The intention to legislate was set out in a statement from the Governemnt in November 2017 and was followed by a consultation on a draft Bill  in December 2017 .

Following the consultation, the proposals were paused by Defra as recommended by the Environment Food and Rural Affairs Select Committee in January 2018. This was to allow “the problematic concepts” of animal sentience included in the Bill to be better defined.

The Animal Welfare (Sentience) Bill [HL] was introduced in the House of Lords on 13 May 2021.

What does the Animal Sentience Bill cover?

The Bill recognises all vertebrate animals and some invertebrate animals as sentient beings. Sentience is not defined in the Bill. 

The Bill requires the Government to establish an Animal Sentience Committee (ASC). The ASC will be able to scrutinise and report on whether the Government is taking into account the adverse effect of any policy “on the welfare of animals as sentient beings”. The ASC will not have an advisory or enforcement role.

The Bill is short, consisting of six clauses split into two sections. The first covers the ASC and its role. The second section covers transparency, definition of animal for the purposes of the Bill and its territorial extent.

The Bill was welcomed by animal welfare organisations. Concerns about the implications for farming and activities, such as hunting and fishing, have been raised by some stakeholders.

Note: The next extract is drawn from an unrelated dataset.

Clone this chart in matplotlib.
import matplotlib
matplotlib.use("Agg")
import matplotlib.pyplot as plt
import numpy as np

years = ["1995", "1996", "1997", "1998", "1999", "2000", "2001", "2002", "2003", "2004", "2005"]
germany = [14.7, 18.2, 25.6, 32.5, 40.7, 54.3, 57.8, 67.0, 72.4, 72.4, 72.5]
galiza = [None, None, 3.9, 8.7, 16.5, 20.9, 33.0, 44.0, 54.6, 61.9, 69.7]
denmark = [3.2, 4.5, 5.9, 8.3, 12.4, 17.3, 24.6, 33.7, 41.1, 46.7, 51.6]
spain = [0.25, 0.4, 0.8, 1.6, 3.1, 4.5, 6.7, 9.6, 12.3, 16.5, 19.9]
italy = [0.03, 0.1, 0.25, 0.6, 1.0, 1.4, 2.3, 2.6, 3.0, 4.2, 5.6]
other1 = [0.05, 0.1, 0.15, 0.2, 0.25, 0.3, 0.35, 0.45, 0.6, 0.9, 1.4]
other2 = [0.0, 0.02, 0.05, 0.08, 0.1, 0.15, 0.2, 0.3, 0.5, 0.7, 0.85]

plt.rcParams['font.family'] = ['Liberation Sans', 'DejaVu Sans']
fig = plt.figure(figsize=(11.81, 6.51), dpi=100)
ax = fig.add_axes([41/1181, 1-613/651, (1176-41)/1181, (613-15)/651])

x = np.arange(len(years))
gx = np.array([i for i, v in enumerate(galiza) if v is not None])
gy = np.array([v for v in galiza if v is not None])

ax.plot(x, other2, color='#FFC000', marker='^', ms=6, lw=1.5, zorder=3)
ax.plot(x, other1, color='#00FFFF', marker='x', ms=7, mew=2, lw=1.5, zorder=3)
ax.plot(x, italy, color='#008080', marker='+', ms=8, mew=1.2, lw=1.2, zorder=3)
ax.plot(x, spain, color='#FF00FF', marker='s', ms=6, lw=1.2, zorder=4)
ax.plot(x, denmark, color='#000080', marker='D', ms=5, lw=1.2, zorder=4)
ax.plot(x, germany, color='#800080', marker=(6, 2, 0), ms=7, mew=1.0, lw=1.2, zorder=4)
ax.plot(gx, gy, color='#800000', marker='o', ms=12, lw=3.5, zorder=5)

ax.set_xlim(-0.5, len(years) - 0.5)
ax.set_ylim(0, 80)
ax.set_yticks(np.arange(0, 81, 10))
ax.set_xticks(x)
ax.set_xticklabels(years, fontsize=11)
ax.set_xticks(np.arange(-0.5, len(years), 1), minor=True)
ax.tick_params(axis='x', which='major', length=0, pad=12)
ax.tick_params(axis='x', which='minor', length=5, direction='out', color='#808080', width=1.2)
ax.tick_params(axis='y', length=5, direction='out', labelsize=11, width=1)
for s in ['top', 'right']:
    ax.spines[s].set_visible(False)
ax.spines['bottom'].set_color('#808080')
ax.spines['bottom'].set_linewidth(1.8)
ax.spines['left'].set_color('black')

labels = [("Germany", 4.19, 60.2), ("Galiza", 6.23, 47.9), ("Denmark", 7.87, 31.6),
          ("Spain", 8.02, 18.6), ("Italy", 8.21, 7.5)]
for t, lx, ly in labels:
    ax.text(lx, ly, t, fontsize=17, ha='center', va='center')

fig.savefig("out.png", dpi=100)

An Environment Food and Rural Affairs (EFRA) Select Committee inquiry into the Bill began in May 2021. The Committee has not yet published its report, but its Chair wrote to the Secretary of State raising some questions on how the ASC will function. This includes whether members of the ASC will have enough time to do their work. Will the ASC be able to publish reports without requiring approval from Government. And will it have sufficient powers to fulfil its role effectively.

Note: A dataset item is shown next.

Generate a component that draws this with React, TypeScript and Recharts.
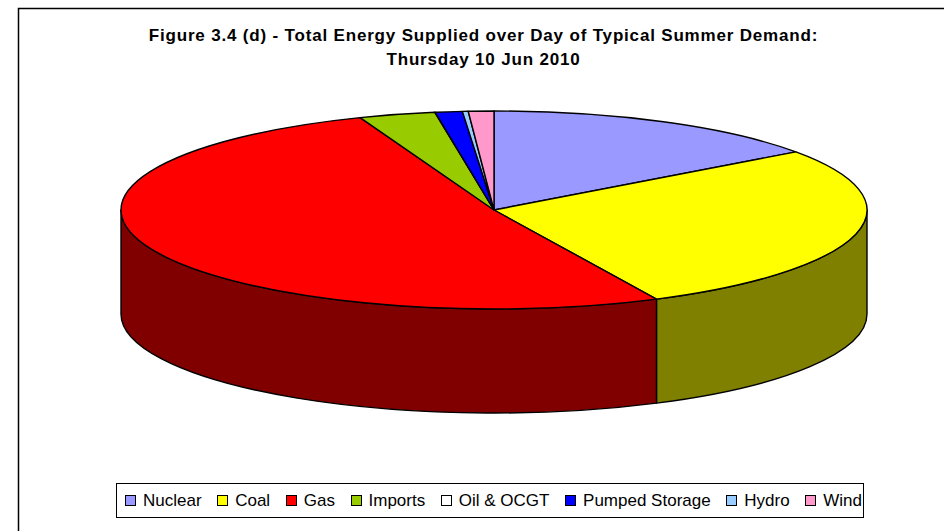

Passage through the House of Lords

During the passage of the Bill there were no successful Opposition amendments. The Bill was amended by the Government to include cephalopods molluscs (such as octopus) and decapod crustacea (such as lobsters and crabs) in the definition of animals that are sentient, following a review of the evidence by the London School of Economics and Political Science in November 2021.

Lords’ debates on the Bill raised concerns about the limited detail in the Bill on the role of the ASC, and the broad scope of the Committee’s remit. The Government responded by publishing ASC draft terms of reference. These also included details of how the ASC will operate, and how appointments will be made.  The Government has said that animal welfare will not take precedence over other considerations when formulating or implementing a particular policy.

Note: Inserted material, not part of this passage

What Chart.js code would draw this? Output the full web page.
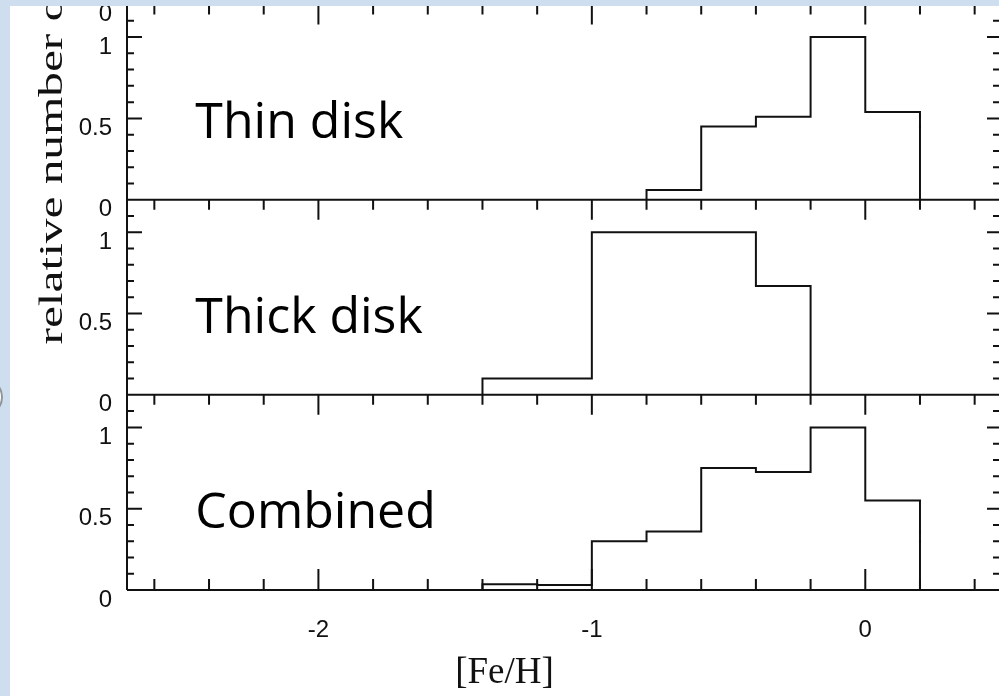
<!DOCTYPE html>
<html>
<head>
<meta charset="utf-8">
<title>[Fe/H] distributions</title>
<script src="https://cdn.jsdelivr.net/npm/chart.js@4.4.1/dist/chart.umd.min.js"></script>
<style>
  html, body { margin: 0; padding: 0; }
  body { width: 999px; height: 696px; background: #cfdeef; overflow: hidden; position: relative; }
  .knob { position: absolute; left: -37px; top: 377px; width: 36px; height: 36px; border-radius: 50%; background: #fff; border: 2px solid #8c949c; }
  .sheet { position: absolute; left: 10px; top: 6px; right: 0; bottom: 0; background: #fff; overflow: hidden; }
  .plot { position: absolute; left: -10px; top: -226px; width: 1012px; height: 916px; }
</style>
</head>
<body>
<div class="knob"></div>
<div class="sheet">
  <div class="plot"><canvas id="feh-canvas"></canvas></div>
</div>
<script>
// histogram bins are 0.2 dex wide, values are normalised to the peak bin
var binWidth = 0.2;
var thinStart = -0.8;
var thinValues = [0.06, 0.45, 0.51, 1.0, 0.54];
var thickStart = -1.4;
var thickValues = [0.1, 0.1, 1.0, 1.0, 1.0, 0.67];
var combinedStart = -1.4;
var combinedValues = [0.035, 0.03, 0.30, 0.36, 0.75, 0.725, 1.0, 0.55];

var panelNames = ['Thin disk', 'Thick disk', 'Combined'];
var xTickLabels = [-2, -1, 0];
var yTickLabels = [0, 0.5, 1];

var ink = '#111';
var panelIds = ['yThin', 'yThick', 'yComb'];

// outline of a histogram as a stepped line: up at the first edge, down at the last
function histogramOutline(start, values) {
  var pts = [{ x: start, y: 0 }];
  values.forEach(function (v, i) {
    pts.push({ x: start + i * binWidth, y: v });
  });
  pts.push({ x: start + values.length * binWidth, y: 0 });
  return pts;
}

function outlineDataset(axisId, start, values) {
  return {
    data: histogramOutline(start, values),
    yAxisID: axisId,
    xAxisID: 'x',
    stepped: 'before',
    borderColor: ink,
    borderWidth: 2,
    borderJoinStyle: 'miter',
    pointRadius: 0,
    fill: false
  };
}

function panelAxis(weight) {
  return {
    type: 'linear',
    position: 'left',
    stack: 'panels',
    weight: weight,
    min: 0,
    max: 1.2,
    grid: { display: false, drawTicks: false },
    border: { display: false },
    afterBuildTicks: function (scale) {
      scale.ticks = yTickLabels.map(function (v) { return { value: v }; });
    },
    afterFit: function (scale) {
      scale.width = 127;
    },
    ticks: {
      color: ink,
      padding: 15,
      labelOffset: 10,
      font: { family: '"Liberation Sans", Arial, sans-serif', size: 24 },
      callback: function (v) { return String(v); }
    }
  };
}

// frame, inward tick marks, panel names and axis titles
var panelFrame = {
  id: 'panelFrame',
  afterDraw: function (chart) {
    var ctx = chart.ctx;
    var xs = chart.scales.x;
    var left = chart.chartArea.left;
    var right = chart.chartArea.right;

    ctx.save();
    ctx.strokeStyle = ink;
    ctx.lineWidth = 2;
    ctx.beginPath();
    panelIds.forEach(function (id, p) {
      var ys = chart.scales[id];
      var y0 = ys.getPixelForValue(0);
      var yTop = ys.top;

      ctx.moveTo(left, y0);
      ctx.lineTo(right, y0);
      ctx.moveTo(left, yTop);
      ctx.lineTo(left, y0);
      ctx.moveTo(right, yTop);
      ctx.lineTo(right, y0);

      for (var k = 0; k < 12; k++) {
        var py = ys.getPixelForValue(k / 10);
        var major = k % 5 === 0;
        ctx.moveTo(left, py);
        ctx.lineTo(left + (major ? 15 : 7), py);
        ctx.moveTo(right, py);
        ctx.lineTo(right - (major ? 15 : 9), py);
      }

      for (var j = -13; j <= 2; j++) {
        var px = xs.getPixelForValue(j / 5);
        var len = j % 5 === 0 ? 20 : 10;
        ctx.moveTo(px, yTop);
        ctx.lineTo(px, yTop + len);
        if (p === panelIds.length - 1) {
          ctx.moveTo(px, y0);
          ctx.lineTo(px, y0 - len - 1);
        }
      }
    });
    ctx.stroke();

    ctx.fillStyle = '#000';
    ctx.font = '50px "Open Sans", sans-serif';
    ctx.textAlign = 'left';
    ctx.textBaseline = 'alphabetic';
    panelIds.forEach(function (id, p) {
      ctx.fillText(panelNames[p], xs.getPixelForValue(-2.45), chart.scales[id].getPixelForValue(0.38));
    });

    ctx.fillStyle = ink;
    ctx.font = '37px "Liberation Serif", serif';
    ctx.textAlign = 'center';
    ctx.fillText('[Fe/H]', (xs.left + xs.right) / 2 - 60, xs.top + 93);

    ctx.translate(left - 65, chart.scales.yThick.getPixelForValue(0.31));
    ctx.rotate(-Math.PI / 2);
    ctx.scale(1.45, 1);
    ctx.font = '34px "Liberation Serif", serif';
    ctx.textAlign = 'left';
    ctx.fillText('relative number of stars', 0, 0);
    ctx.restore();
  }
};

new Chart(document.getElementById('feh-canvas'), {
  type: 'line',
  data: {
    datasets: [
      outlineDataset('yThin', thinStart, thinValues),
      outlineDataset('yThick', thickStart, thickValues),
      outlineDataset('yComb', combinedStart, combinedValues)
    ]
  },
  options: {
    responsive: true,
    maintainAspectRatio: false,
    devicePixelRatio: 1,
    animation: false,
    events: [],
    layout: { padding: { top: 0, right: 10, bottom: 0, left: 0 } },
    plugins: { legend: { display: false }, tooltip: { enabled: false } },
    scales: {
      x: {
        type: 'linear',
        position: 'bottom',
        min: -2.7,
        max: 0.5,
        grid: { display: false, drawTicks: false },
        border: { display: false },
        afterBuildTicks: function (scale) {
          scale.ticks = xTickLabels.map(function (v) { return { value: v }; });
        },
        afterFit: function (scale) {
          scale.height = 106;
        },
        ticks: {
          color: ink,
          padding: 26,
          maxRotation: 0,
          font: { family: '"Liberation Sans", Arial, sans-serif', size: 24 },
          callback: function (v) { return String(v); }
        }
      },
      // the panel above the thin disk is cut off; only its zero label shows
      yAbove: panelAxis(4),
      yThin: panelAxis(3),
      yThick: panelAxis(2),
      yComb: panelAxis(1)
    }
  },
  plugins: [panelFrame]
});
</script>
</body>
</html>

Passage through the House of Commons

There were no amendments to the Bill during Second Reading and Committee Stage in the House of Common. A number of opposition amendments were debated and voted on during Committee but failed to pass. This included amendments that would have added a definition of sentience in the Bill; increased the scope of the ASC; and required the Government to publish and report on an Animal Sentience Strategy.

Report and Third Reading of the Bill were due to take place in the House of Commons on 7 March 2021 but were postponed.

Territorial extent

The Bill covers England and Wales, Scotland and Northern Ireland. However, it does not extend to the devolved competencies of the devolved administrations, which are explicitly excluded in the Bill.